The United Kingdom’s Labour Party, which produced six prime ministers over the last century, has effectively become a hate group. Whether Labour leader Jeremy Corbyn is responsible for the transformation or whether it was the party that enabled the likes of Corbyn is immaterial. Labour today promotes hatred not only in Britain but also gives hatred solace on the world stage.
In 1975, British journalist and writer Gerald Seymour coined the phrase, “One man’s terrorist is another man’s freedom fighter,” in his novel Harry’s Game, set during the height of the British conflict with the Irish Republican Army. A generation of statesmen has seized upon the phrase to justify moral equivalence. But Corbyn goes beyond that: In the most recent scandal to surround the British Labour leader and possible future prime minister, photos emerged proving that Corbyn had laid a wreath at a monument for the terrorists who tortured and murdered much of the Israeli Olympic team at the 1972 Olympics.
The nightmare for political aides on both sides of the Atlantic is that a photo will emerge with their boss shaking hands with a criminal or charlatan who somehow made it past the rope lines and then uses that photograph to imply legitimacy. In most cases, the resulting photo might be worth a day’s headline, but are quickly forgotten. Here, too, Corbyn is different. He associated with a Holocaust denial group — not just once, but for an entire decade. He has won praise not only from the office of Iranian Supreme Leader Ali Khamenei but also from the Ku Klux Klan.
While the Palestinian cause and the quest for a two-state solution has attracted a broad array of activists over the years, Corbyn joined its genocidal fringe, embracing Hamas, a group which seeks not only the eradication of Israel but the murder of Jews worldwide.
But is the problem just Corbyn? Consider this expose from The Times:
It’s clear that Labour has an anti-Semitism problem and, perhaps more broadly, a hostility toward the Western liberal order. But is it fair to castigate it as a hate group?
Yes. It can be held to the same standards as previous political movements and groups which have likewise promoted intolerance and hatred. The Ku Klux Klan began as a political and religious movement in the mid-19th century and contemporary leaders like David Duke have embraced electoral politics to seek to use the levers of government for their hateful purposes.
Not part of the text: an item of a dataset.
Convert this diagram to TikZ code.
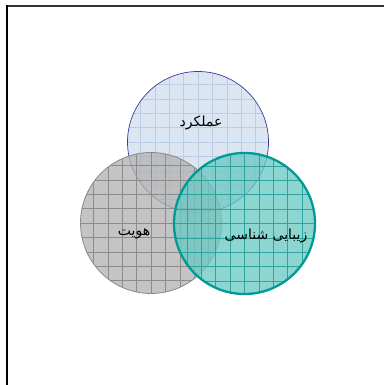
\documentclass[tikz,border=0pt]{standalone}
\usepackage{fontspec}
\newfontfamily\arabicfont[Script=Arabic]{DejaVu Sans}
\TeXXeTstate=1
\definecolor{setblue}{HTML}{DCE6F2}
\definecolor{setblueline}{HTML}{3B3B9C}
\definecolor{setbluegrid}{HTML}{BACDE6}
\definecolor{setgray}{HTML}{B3B3B3}
\definecolor{setgrayline}{HTML}{8A8A8A}
\definecolor{setgraygrid}{HTML}{8C8C8C}
\definecolor{setteal}{HTML}{6CC9C4}
\definecolor{settealline}{HTML}{009B96}
\definecolor{settealgrid}{HTML}{2FA39E}
\tikzset{
  vennset/.style={circle, minimum size=141pt, inner sep=0pt},
  gridded/.style={path picture={
      \draw[#1, line width=0.45pt, step=14.4pt]
        ([shift={(-1pt,-1pt)}]path picture bounding box.south west) grid
        (path picture bounding box.north east);}},
  setlabel/.style={font=\arabicfont\fontsize{14}{16}\selectfont}
}
\begin{document}
\begin{tikzpicture}[x=1pt, y=1pt]
    % Page frame
    \useasboundingbox (0,0) rectangle (384,385);
    \draw[black!80, line width=1.5pt] (6,379) -- (384,379);
    \draw[black, line width=2pt] (7,379.75) -- (7,0);

    % Sets
    \node[vennset, fill=setblue, draw=setblueline, line width=0.7pt,
          gridded=setbluegrid] (func) at (198,243) {};
    \node[vennset, fill=setgray, fill opacity=0.78, draw=setgrayline,
          line width=0.8pt, gridded=setgraygrid] (ident) at (151,162) {};
    \node[vennset, fill=setteal, fill opacity=0.78, draw=settealline,
          line width=2.3pt, gridded=settealgrid] (aesth) at (244.5,161.5) {};

    % Labels of sets
    \node[setlabel] (funclabel) at (201,262) {\beginR عملکرد\endR};
    \node[setlabel] (identlabel) at (134,151) {\beginR هویت\endR};
    \node[setlabel] (aesthlabel) at (266,149) {\beginR زیبایی شناسی\endR};
\end{tikzpicture}
\end{document}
While overused as an analogy, it is true both that Nazism rose as a political party before its reality was discredited in the eyes of the civilized world and that many Germans rallied around Hitler even when they disagreed with his racial and religious theories.
While in both Europe and the United States, far-right and white supremacist organizations often attract opprobrium, the rise of hate on the Left is as serious a phenomenon. Consider Antifa, for example, a conglomeration of self-styled ‘anti-fascist’ organizations that embraces hate speech and promotes political, racial, and religious violence. While it is true that both U.S. Republicans and Democrats can find racists and purveyors of anti-Semitism among their ranks, none define their parties as does Corbyn. Both parties have bad apples, but not spoiled barrels.
Corbyn promotes his hatreds and obsessions without shame, and increasingly insists his inner circle does as well. More than economic philosophy, their hatred has come to define the Labour Party and, by extension, those who maintain their affiliation with it. And, unlike in the United States where two parties predominate, the Labour rank-and-file has a liberal alternative in the Liberal Democrats, a party which has tackled the scourge of anti-Semitism with more seriousness. When the Campaign Against Anti-Semitism asked British Jews, “Do you feel that any political parties are too tolerant of anti-Semitism among their MPs, members, and supporters?” 87 percent identified the Labour Party, while the Tories merited only 12 percent.
Jeremy Corbyn is the new face of the Labour Party, but his excesses are no longer simply individual faults. Rather, he is a face of a movement which, like other hate groups before, seeks to use the trappings of the political process to advance an agenda of hate and demonization. The United Kingdom increasingly has a hate problem: Jeremy Corbyn may be its head, but the Labour Party has become its body.